This is getting away from the original point which is that deep neural networks are, by default, not explanatory in the way Einstein's theory of relativity is.
But even so,
> In other words, I would claim that as a model more closely matches those "surface statistics" it necessarily more closely resembles the underlying mechanisms that gave rise to them.
I don't what it means, for example, for a deep neural network, to "more resemble" the underlying process of the weather. It's also obviously false in general: If you have a mechanical clock and quartz-crystal analog clock you are not going to be able to derive the internal workings of either or distinguish between them from the hand positions. The same is true for two different pseudo-random number generator circuits that produce the same output.
> I have yet to see an example where a more accurate model was conceptually simpler than the simplest known model at some lower level of accuracy.

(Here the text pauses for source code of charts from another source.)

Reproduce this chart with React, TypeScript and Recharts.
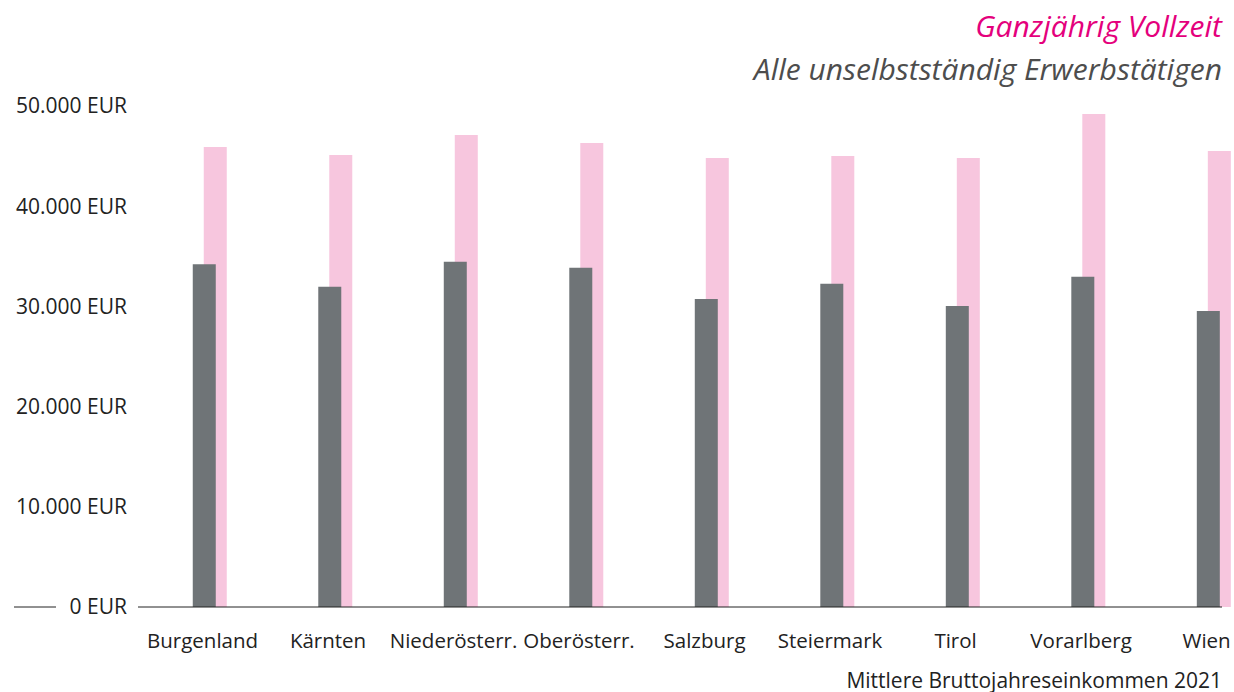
import { BarChart, Bar, XAxis, YAxis, Rectangle } from "recharts";

const regions = ["Burgenland", "Kärnten", "Niederösterr.", "Oberösterr.", "Salzburg", "Steiermark", "Tirol", "Vorarlberg", "Wien"];
const alleErwerbstaetigen = [34200, 31950, 34450, 33850, 30750, 32250, 30050, 32950, 29550];
const ganzjaehrigVollzeit = [45900, 45100, 47100, 46300, 44800, 45000, 44800, 49200, 45500];
const yTicks = [0, 10000, 20000, 30000, 40000, 50000];

const data = regions.map((name, i) => ({
  idx: i,
  name,
  alle: alleErwerbstaetigen[i],
  vollzeit: ganzjaehrigVollzeit[i],
}));

const FONT = "'Open Sans', sans-serif";
const GREY = "#6f7477";
const PINK = "#f7c6de";
const X_DOMAIN = [-0.53, 8.107];

const fmtEur = (v: number) => `${v.toLocaleString("de-DE")} EUR`;

const YTick = ({ x, y, payload }: any) => (
  <g>
    {payload.value === 0 && <line x1={14} x2={56} y1={y} y2={y} stroke="#222" strokeWidth={1} />}
    <text x={x - 1} y={y} dy="0.35em" textAnchor="end" fill="#222" fontSize={21} fontFamily={FONT}>
      {fmtEur(payload.value)}
    </text>
  </g>
);

const XTick = ({ x, y, payload }: any) => (
  <text x={x - 2} y={y} dy="0.71em" textAnchor="middle" fill="#222" fontSize={20.5} fontFamily={FONT}>
    {regions[payload.value]}
  </text>
);

// pink bar sits a bit to the right, partly behind the grey one
const ShiftedBar = (props: any) => <Rectangle {...props} x={props.x + 11} />;

export default function App() {
  return (
    <div style={{ position: "absolute", left: 0, top: 0, width: 1234, height: 692, background: "#fff", fontFamily: FONT }}>
      <div style={{ position: "absolute", right: 12, top: 7, fontSize: 30, fontStyle: "italic", color: "#e4007c", lineHeight: "38px" }}>
        Ganzjährig Vollzeit
      </div>
      <div style={{ position: "absolute", right: 12, top: 50, fontSize: 30, fontStyle: "italic", color: "#4d4d4d", lineHeight: "38px" }}>
        Alle unselbstständig Erwerbstätigen
      </div>
      <BarChart width={1234} height={692} data={data} margin={{ top: 106, right: 12, bottom: 0, left: 0 }} accessibilityLayer={false}>
        <XAxis
          xAxisId="a"
          dataKey="idx"
          type="number"
          domain={X_DOMAIN}
          ticks={[0, 1, 2, 3, 4, 5, 6, 7, 8]}
          interval={0}
          axisLine={{ stroke: "#222", strokeWidth: 1 }}
          tickLine={false}
          tickSize={0}
          tickMargin={26}
          tick={<XTick />}
          height={85}
        />
        <XAxis xAxisId="b" dataKey="idx" type="number" domain={X_DOMAIN} hide height={0} />
        <YAxis
          type="number"
          domain={[0, 50000]}
          ticks={yTicks}
          interval={0}
          axisLine={false}
          tickLine={false}
          tickSize={0}
          tickMargin={10}
          width={138}
          tick={<YTick />}
        />
        <Bar xAxisId="b" dataKey="vollzeit" fill={PINK} barSize={23} shape={<ShiftedBar />} isAnimationActive={false} />
        <Bar xAxisId="a" dataKey="alle" fill={GREY} barSize={23} isAnimationActive={false} />
      </BarChart>
      <div style={{ position: "absolute", right: 12, top: 670, fontSize: 21, color: "#222", lineHeight: "20px" }}>
        Mittlere Bruttojahreseinkommen 2021
      </div>
    </div>
  );
}
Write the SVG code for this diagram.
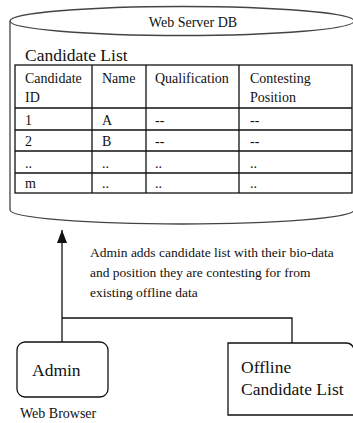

I don't understand what you mean. Simple models often yield a high level of understanding without being better predictors. For example an idealized ball rolling down a plane, Galileo's mass/gravity thought experiment, Kepler etc. Many of these models ignore less important details to focus on the fundamental ones.
> From an information theoretic angle I think it's similar to compression (something that ML also happens to be almost unbelievably good at). Related to this, I've seen it argued somewhere (I don't immediately recall where though) that learning (in both the ML and human sense) amounts to constructing a world model via compression and that rings true to me.
In practice you get nowhere trying to recreate the internals of a cryptographic pseudo-random number generator from the output it produces (maybe in theory you could do it with infinite data and no bounds on computational complexity or something) even though the generator itself could be highly compressed.
> Sure, but what leads to those theories? They are invariably the result of attempting to more accurately model the things which we can observe.
Yes but if the model does not lead to understanding you cannot come up with the new ideas.
Admittedly my original question (how "not explanatory" leads to "is not a") begins to look like a nit now that I understand the point you were trying to make (or at least I think I do). Nonetheless the discussion seems interesting.
That said, I'm inclined to object to this "explanatory" characteristic you're putting forward. We as humans certainly put a lot of work into optimizing the formulation of our models with the express goal of easing human understanding but I'm not sure that's anything more than an artifact of the system that produces them. At the end of the day they are tools for accomplishing some purpose.
Perhaps the idea you are attempting to express is analogous to concepts such as principal component analysis as applied to the representation of the final model?
> If you have a mechanical clock and quartz-crystal analog clock you are not going to be able to derive the internal workings of either or distinguish between them from the hand positions.
Arguably modern physics analogously does exactly that, although the amount of resources required to do so is astronomical.
Anyhow my claim was not about the ability or lack thereof to derive information from the outputs of a system. It was that as you demand increased accuracy from a model of the hand positions (your example) you will be necessarily forced to model the internal workings of the original physical system to increasingly higher fidelity. I claim that there is no way around this - that fundamentally your only option for increasing the accuracy of the output of a model is for it to more closely resemble the inner workings of the thing being modeled. Taken to the (notably impossible) extreme this might take the form of a quantum mechanics based simulation of the entire system.
Extrapolating this to the weather, I'm claiming that any reasonably accurate ML model will necessarily encompass some sort of underlying truth about the physical system that it is modeling and that as it becomes more accurate it will encode more such truth. Notably, I make no claim about the ability of an unaided human to interpret such truths from a binary blob of weights.
> I don't understand what you mean. Simple models often yield a high level of understanding without being better predictors.
I said nothing about efficiency of educating humans (ie information gathering by or transfer between agents) but rather about model accuracy versus model complexity. I am claiming that more accurate models will invariably be more complex, and that said complexity will invariably encode more information about the original system being modeled. I have yet to encounter a counterexample.
> [CSPRNG recreation]
It is by design impossible to "model" the output of such a function in a bitwise accurate manner without reproducing the internals with perfect fidelity. In the event that someone figures out how to model the output in an imprecise manner without access to the key that would generally be construed as the algorithm having been broken. In other words that example aligns perfectly with my point in the sense that it cannot be approximated to any degree better than random chance with a "simpler" (ie less computationally complex than the original) mechanism. It takes the continuum of accuracy that I was originally describing and replaces it with a step function.
> Yes but if the model does not lead to understanding you cannot come up with the new ideas.
I suppose human understanding is a prerequisite to new human constructed models but my (counter-)point remains. Physics theories are "nothing more" than humans fitting "surface statistics" to increasing degrees of accuracy. I think this is a fairly fundamental truth with regards to the philosophy of science.